What Psalm 137 teaches is that grief and longing are not the opposite of faith. They are one of its deepest expressions. The psalmist who refuses to sing in Babylon, who vows to place Jerusalem above every other joy, who calls down curses on his own capacity for music if he allows himself to forget, is not a person who has lost faith. He is a person whose faith is burning so fiercely in the darkness that it refuses to be extinguished by comfort or distraction. St. Augustine read this psalm and heard in it the vow of every Christian soul: to never allow the goods of this world to replace the longing for the world that is coming. “But sigh for the everlasting Jerusalem,” Augustine wrote, “whither your hope goes before, let your life follow; there we shall be with Christ.” The harp in the willows is not a symbol of defeat. It is a symbol of a person who knows the difference between genuine praise and performance, and who is waiting for the real thing.
And then Matthew 8 shows what happens when the One who can actually end the exile shows up. Jesus does not send a delegate. He does not issue a proclamation. He comes down from the mountain and walks straight toward the most excluded person in the crowd, and He touches him. That touch is the summary of the entire Incarnation. God enters the exile. God absorbs the uncleanliness. God reverses the direction of the contagion so that His holiness flows into the brokenness rather than the brokenness flowing into Him. And He says, with complete authority and complete tenderness, “I will do it. Be made clean.”

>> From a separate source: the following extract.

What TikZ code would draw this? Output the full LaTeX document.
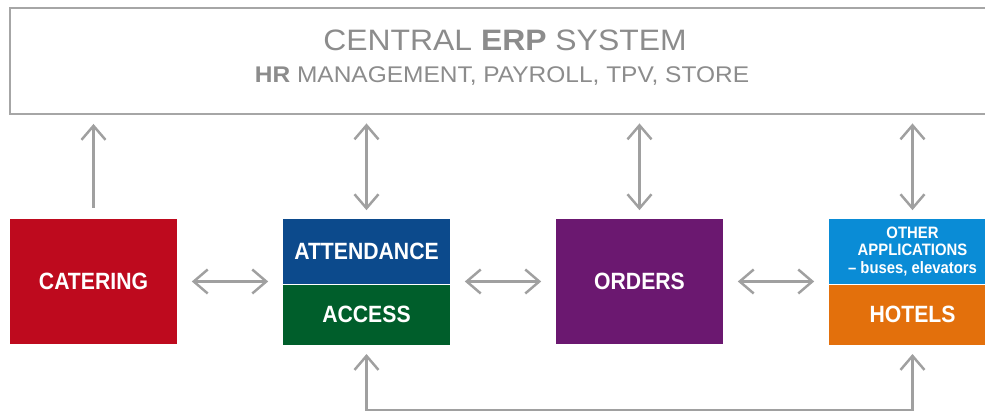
\documentclass[tikz,border=0pt]{standalone}
\usepackage{fontspec}
\setmainfont{Liberation Sans}
\newfontfamily\narrowfont{Liberation Sans}[FakeStretch=0.9, Ligatures=TeX]
\newfontfamily\widefont{Liberation Sans}[FakeStretch=1.08, Ligatures=TeX]
\usepackage{tikz}
\usetikzlibrary{positioning,arrows.meta}
\definecolor{erpgray}{HTML}{A6A6A6}
\definecolor{erptext}{HTML}{8C8C8C}
\definecolor{linkgray}{HTML}{A0A0A0}
\definecolor{cateringred}{HTML}{BE0A1E}
\definecolor{attendblue}{HTML}{0C4A8C}
\definecolor{accessgreen}{HTML}{005E2B}
\definecolor{orderspurple}{HTML}{6B1870}
\definecolor{otherblue}{HTML}{0A8CD6}
\definecolor{hotelorange}{HTML}{E3700C}
\tikzset{appbox/.style={rectangle, inner sep=0pt, minimum width=3.34cm, text=white, font=\narrowfont\fontsize{13.4}{15}\selectfont\bfseries},
  fullbox/.style={appbox, minimum height=2.5cm},
  topbox/.style={appbox, minimum height=1.3cm},
  lowbox/.style={appbox, minimum height=1.2cm},
  link/.style={draw=linkgray, line width=1.4pt, arrows={Straight Barb[length=2.8mm,width=4.8mm]-Straight Barb[length=2.8mm,width=4.8mm]}},}

\begin{document}
\begin{tikzpicture}[x=0.02cm, y=0.02cm]
\useasboundingbox (0,0) rectangle (985,411);
\clip (0,0) rectangle (985,411);
\fill[white] (0,0) rectangle (985,411);
\node [draw=erpgray, line width=1.1pt, minimum width=19.64cm, minimum height=2.12cm] (erp) at (501,350) {};
\node [text=erptext, font=\widefont\fontsize{16.8}{20}\selectfont, anchor=base] (erptitle) at (505,360) {CENTRAL \textbf{ERP} SYSTEM};
\node [text=erptext, font=\widefont\fontsize{12.9}{16}\selectfont, anchor=base] (erpsub) at (502,328) {\textbf{HR} MANAGEMENT, PAYROLL, TPV, STORE};
\node [fullbox, fill=cateringred] (catering) at (93.5,129.5) {CATERING};
\node [topbox, fill=attendblue] (attendance) at (366.5,159.5) {ATTENDANCE};
\node [lowbox, fill=accessgreen] (access) [below=0pt of attendance] {ACCESS};
\node [fullbox, fill=orderspurple] (orders) at (639.5,129.5) {ORDERS};
\node [topbox, fill=otherblue, align=center, font=\narrowfont\fontsize{9.4}{9.8}\selectfont\bfseries] (other) at (912.5,159.5) {OTHER\\APPLICATIONS\\– buses, elevators};
\node [lowbox, fill=hotelorange] (hotels) [below=0pt of other] {HOTELS};
\draw [link, arrows={-Straight Barb[length=2.8mm,width=4.8mm]}, shorten <=0.22cm, shorten >=0.18cm] (catering) -- (catering |- erp.south);
\draw [link, shorten <=0.17cm, shorten >=0.17cm] (attendance) -- (attendance |- erp.south);
\draw [link, shorten <=0.17cm, shorten >=0.17cm] (orders) -- (orders |- erp.south);
\draw [link, shorten <=0.17cm, shorten >=0.17cm] (other) -- (other |- erp.south);
\draw [link, shorten <=0.29cm, shorten >=0.29cm] (catering) -- (catering -| attendance.west);
\draw [link, shorten <=0.29cm, shorten >=0.29cm] (orders -| attendance.east) -- (orders);
\draw [link, shorten <=0.29cm, shorten >=0.29cm] (orders) -- (orders -| other.west);
\draw [link, shorten <=0.18cm, shorten >=0.18cm] (access.south) -- ++(0,-65) -| (hotels.south);
\end{tikzpicture}
\end{document}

The remarkable thing about today’s Mass is that the same Jesus who stretched out His hand on that road in Galilee is still stretching it out today. The Catechism is explicit about this in CCC 1504, teaching that “in the sacraments Christ continues to ‘touch’ us in order to heal us.” The exile that any person carries into Mass today, whatever form it takes, is not too much for the One who healed a leper with a word and a touch. It is not too old, not too complicated, not too shameful, not too far gone. The same authority that reversed the uncleanliness of leprosy can reverse the uncleanliness of anything.

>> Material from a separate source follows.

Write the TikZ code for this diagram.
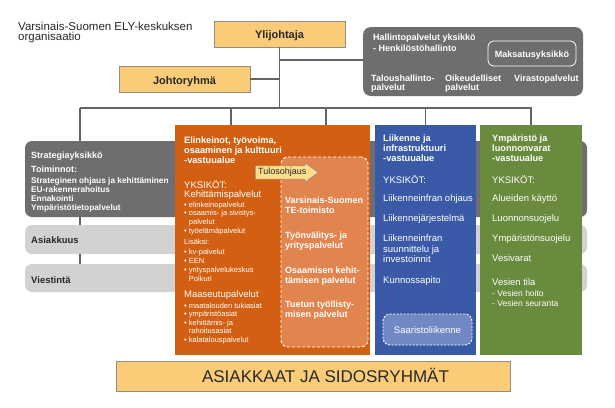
\documentclass[tikz,border=0pt]{standalone}
\usepackage{fontspec}
\setmainfont{Liberation Sans}
\usetikzlibrary{shapes.arrows}
\definecolor{lorange}{RGB}{250,204,120}
\definecolor{boxborder}{RGB}{150,140,128}
\definecolor{dgray}{RGB}{110,110,112}
\definecolor{lgray}{RGB}{210,210,210}
\definecolor{orng}{RGB}{211,96,18}
\definecolor{orngl}{RGB}{226,132,78}
\definecolor{blu}{RGB}{58,90,168}
\definecolor{blul}{RGB}{112,137,196}
\definecolor{grn}{RGB}{106,138,62}
\definecolor{linegray}{RGB}{100,100,100}
\definecolor{tulosfill}{RGB}{252,222,140}
\definecolor{darktext}{RGB}{40,40,40}
\begin{document}
\begin{tikzpicture}[x=1pt,y=-1pt,
  conn/.style={draw=linegray,line width=1.3pt},
  yellowbox/.style={draw=boxborder,line width=0.8pt,fill=lorange,minimum width=131pt,minimum height=26pt,inner sep=0pt},
  band/.style={rounded corners=7pt,inner sep=0pt,minimum width=562pt},
  colbox/.style={inner sep=0pt,minimum height=230pt},
  dashbox/.style={draw=white,line width=0.9pt,dash pattern=on 3pt off 2pt,rounded corners=7pt,inner sep=0pt},
  wt/.style={anchor=base west,inner sep=0pt,text=white},
  hb/.style={wt,font=\fontsize{9.2}{10}\selectfont\bfseries},
  bt/.style={wt,font=\fontsize{9}{10}\selectfont\bfseries},
  sbt/.style={wt,font=\fontsize{8.3}{9}\selectfont\bfseries},
  rt/.style={wt,font=\fontsize{9.5}{10}\selectfont},
  st/.style={wt,font=\fontsize{7.5}{8}\selectfont},
  dt/.style={anchor=base west,inner sep=0pt,text=darktext,font=\fontsize{9.5}{10}\selectfont\bfseries}
]
\useasboundingbox (0,0) rectangle (615,407);
\fill[white] (0,0) rectangle (615,407);

% title
\node[anchor=base west,inner sep=0pt,font=\fontsize{11.5}{11}\selectfont,text=darktext] (title1) at (18,30) {Varsinais-Suomen ELY-keskuksen};
\node[anchor=base west,inner sep=0pt,font=\fontsize{11.5}{11}\selectfont,text=darktext] (title2) at (18,40.5) {organisaatio};

% top boxes
\node[yellowbox] (ylij) at (279.5,34) {};
\node[anchor=base,inner sep=0pt,font=\fontsize{11}{11}\selectfont\bfseries,text=darktext] (ylijt) at (279.5,38) {Ylijohtaja};
\node[yellowbox] (johto) at (184.5,79) {};
\node[anchor=base,inner sep=0pt,font=\fontsize{11}{11}\selectfont\bfseries,text=darktext] (johtot) at (184.5,84) {Johtoryhmä};

% hallinto
\node[fill=dgray,rounded corners=8pt,minimum width=220pt,minimum height=69pt,inner sep=0pt] (hall) at (473,61.5) {};
\node[draw=white,line width=0.8pt,rounded corners=6pt,minimum width=88pt,minimum height=25pt,inner sep=0pt] (maks) at (532,53.5) {};
\node[anchor=base,inner sep=0pt,text=white,font=\fontsize{9}{10}\selectfont\bfseries] (makst) at (532,57) {Maksatusyksikkö};
\node[bt] (h1) at (373,40) {Hallintopalvelut yksikkö};
\node[bt] (h2) at (373,51.5) {- Henkilöstöhallinto};
\node[bt] (h3) at (371,81) {Taloushallinto-};
\node[bt] (h4) at (371,90) {palvelut};
\node[bt] (h5) at (445,81) {Oikeudelliset};
\node[bt] (h6) at (445,90) {palvelut};
\node[bt] (h7) at (514,81) {Virastopalvelut};

% bands
\node[band,fill=dgray,minimum height=76pt] (strat) at (306,179) {};
\node[band,fill=lgray,minimum height=29pt] (asiak) at (306,239.5) {};
\node[band,fill=lgray,minimum height=28pt] (viest) at (306,278) {};
\node[bt] (s1) at (31,158) {Strategiayksikkö};
\node[bt] (s2) at (31,172) {Toiminnot:};
\foreach \yy/\tx [count=\i] in {183/{Strateginen ohjaus ja kehittäminen},192/{EU-rakennerahoitus},201/{Ennakointi},210/{Ympäristötietopalvelut}}
  \node[sbt] (sl\i) at (31,\yy) {\tx};
\node[dt] (asiakt) at (31,243.5) {Asiakkuus};
\node[dt] (viestt) at (31,283) {Viestintä};

% columns
\node[colbox,fill=orng,minimum width=195pt] (orange) at (272.5,240) {};
\node[colbox,fill=blu,minimum width=101pt] (blue) at (425.5,240) {};
\node[colbox,fill=grn,minimum width=102pt] (green) at (531,240) {};
\node[dashbox,fill=orngl,minimum width=87pt,minimum height=190pt] (te) at (324.5,252) {};
\node[dashbox,fill=blul,dash pattern=on 2pt off 1.5pt,minimum width=89pt,minimum height=31pt] (saar) at (427.5,329.5) {};

% orange texts
\foreach \yy/\tx [count=\i] in {143/{Elinkeinot, työvoima,},153/{osaaminen ja kulttuuri},163/{-vastuualue}}
  \node[hb] (oh\i) at (184,\yy) {\tx};
\node[rt] (oy) at (184,188.3) {YKSIKÖT:};
\node[rt] (ok) at (184,197.5) {Kehittämispalvelut};
\foreach \yy/\tx [count=\i] in {207/{• elinkeinopalvelut},215.8/{• osaamis- ja sivistys-},224.6/{\phantom{• }palvelut},233.4/{• työelämäpalvelut},244.5/{Lisäksi:},254/{• kv-palvelut},263.3/{• EEN},272.6/{• yrityspalvelukeskus},281.9/{\phantom{• }Polkuri}}
  \node[st] (ob\i) at (184,\yy) {\tx};
\node[rt] (om) at (184,297.5) {Maaseutupalvelut};
\foreach \yy/\tx [count=\i] in {308/{• maatalouden tukiasiat},316.6/{• ympäristöasiat},325.2/{• kehittämis- ja},333.8/{\phantom{• }rahoitusasiat},342.4/{• kalatalouspalvelut}}
  \node[st] (oc\i) at (184,\yy) {\tx};
\foreach \yy/\tx [count=\i] in {203/{Varsinais-Suomen},213/{TE-toimisto},238.5/{Työnvälitys- ja},248.5/{yrityspalvelut},273/{Osaamisen kehit-},283/{tämisen palvelut},307.5/{Tuetun työllisty-},317.5/{misen palvelut}}
  \node[bt] (te\i) at (285,\yy) {\tx};

% Tulosohjaus
\node[single arrow,draw=boxborder,fill=tulosfill,line width=0.6pt,single arrow head extend=3pt,single arrow tip angle=72,minimum height=63pt,inner xsep=2pt,inner ysep=2.2pt,font=\fontsize{9}{9}\selectfont,text=darktext,anchor=west] (tulos) at (255,172.5) {Tulosohjaus};

% blue texts
\foreach \yy/\tx [count=\i] in {141/{Liikenne ja},151/{infrastruktuuri},161/{-vastuualue}}
  \node[hb] (bh\i) at (383,\yy) {\tx};
\foreach \yy/\tx [count=\i] in {183.5/{YKSIKÖT:},201.5/{Liikenneinfran ohjaus},221/{Liikennejärjestelmä},241.5/{Liikenneinfran},252/{suunnittelu ja},262.5/{investoinnit},283.5/{Kunnossapito}}
  \node[rt] (bl\i) at (383,\yy) {\tx};
\node[anchor=base,inner sep=0pt,text=white,font=\fontsize{9.5}{10}\selectfont] (saart) at (427.5,333) {Saaristoliikenne};

% green texts
\foreach \yy/\tx [count=\i] in {141/{Ympäristö ja},151/{luonnonvarat},161/{-vastuualue}}
  \node[hb] (gh\i) at (492,\yy) {\tx};
\foreach \yy/\tx [count=\i] in {183.5/{YKSIKÖT:},201.5/{Alueiden käyttö},221/{Luonnonsuojelu},241/{Ympäristönsuojelu},261/{Vesivarat},285/{Vesien tila}}
  \node[rt] (gl\i) at (492,\yy) {\tx};
\node[wt,font=\fontsize{8.5}{9}\selectfont] (gs1) at (492,296.5) {- Vesien hoito};
\node[wt,font=\fontsize{8.5}{9}\selectfont] (gs2) at (492,306.5) {- Vesien seuranta};

% bottom
\node[draw=boxborder,fill=lorange,line width=0.8pt,minimum width=394pt,minimum height=30pt,inner sep=0pt] (asi) at (313,376) {};
\node[anchor=base,inner sep=0pt,font=\fontsize{17}{17}\selectfont,text=darktext] (asit) at (325.5,382.5) {ASIAKKAAT JA SIDOSRYHMÄT};

% connectors
\coordinate (busL) at (80,108);
\coordinate (busR) at (532,108);
\coordinate (hj) at (279.5,60);
\coordinate (d1) at (231,108);
\coordinate (d2) at (326,108);
\draw[conn] (busL) -- (busR);
\draw[conn] (ylij.south) -- (ylij.south |- busL);
\draw[conn] (hj) -- (hj -| hall.west);
\draw[conn] (johto.east) -- (johto.east -| ylij.south);
\draw[conn] (busL) -- (busL |- strat.north);
\draw[conn] (busL |- strat.south) -- (busL |- asiak.north);
\draw[conn] (busL |- asiak.south) -- (busL |- viest.north);
\draw[conn] (d1) -- (d1 |- orange.north);
\draw[conn] (d2) -- (d2 |- orange.north);
\draw[conn] (blue.north |- busL) -- (blue.north);
\draw[conn] (green.north |- busL) -- (green.north);
\end{tikzpicture}
\end{document}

So here is the invitation that today’s readings extend to every person willing to receive it. Name the exile. Name the place where the harp has been hanging in the willows, where the songs have stopped, where the distance from God feels too wide to cross. And then bring it exactly where the leper brought his leprosy: to the feet of Jesus, without dressing it up, without minimizing it, without waiting until it feels more manageable. The leper did not wait until his condition improved before approaching Christ. He came in the full severity of his need, and that is precisely what moved the hand of God.
For those who have been away from the Sacrament of Reconciliation, today’s Gospel is a personal invitation. For those who have been carrying something heavy in prayer without bringing it to the Sacraments, today’s First Reading is a reminder that the exile ends not through personal willpower but through returning to the covenant. For those who are in the middle of a grief or a loss so deep that singing feels impossible, today’s Psalm is permission to hang the harp in the willows for a season, to weep honestly before God, and to make the one vow that exile cannot take away: I have not forgotten You. I will not forget You. And I am still waiting to come home.
The God who kept His promise to the exiles in Babylon is the same God who healed the leper on the road to Galilee. He is the same God present in every tabernacle in every Catholic church in the world today, still reaching out His hand, still saying the same words He has always said to every exile who has ever dared to kneel before Him: “I will do it. Be made clean.”
Engage With Us!
Today’s readings have a way of reaching into the quieter corners of the heart and asking questions that do not let go easily. Share your reflections in the comments below, because this community grows stronger when its members think out loud together, and someone else may need to hear exactly what is stirring in you today.
- In 2 Kings 25:1–12, the fall of Jerusalem came after a long accumulation of small compromises and ignored warnings. Where in your own life have you been tempted to settle for half-obedience, and what might God be inviting you to surrender more fully to Him today?
- Psalm 137:1–6 gives voice to a grief so deep that singing feels impossible, and yet the psalmist refuses to forget Jerusalem even in the darkest exile. What is the Jerusalem of your heart right now, the thing you are still holding onto with fierce love even in a difficult season, and how is that longing pointing you back toward God?
- In Matthew 8:1–4, the leper does not doubt that Jesus can heal him. He only wonders whether Jesus would want to. Is there a wound, a sin, or a hidden corner of your life where you have been quietly convinced that you might be the exception to God’s mercy, and what would it mean to bring that exact thing to the feet of Christ today?
- All three of today’s readings tell one story about exile and the God who ends it. Where do you most recognize yourself in that story right now: in the ruins of Jerusalem, weeping by the rivers of Babylon, or kneeling in the road before Jesus with everything exposed and nothing left to lose?
Every day is an invitation to stop performing and start being honest with God, to take the harp down from the willows, to kneel in the road, to say the words the leper said, and to trust that the hand reaching back is the same hand that has been reaching since the beginning of the world. Go out today and live that trust out loud, in the small moments and the big ones, in the easy conversations and the hard ones, in every act of kindness and every choice to forgive. The world is full of exiles who need to know that the exile is over. Let the life of faith be the proof.
Sacred Heart of Jesus, we trust in You!
Immaculate Heart of Mary, pray for us!
Saint Michael the Archangel, defend us in battle!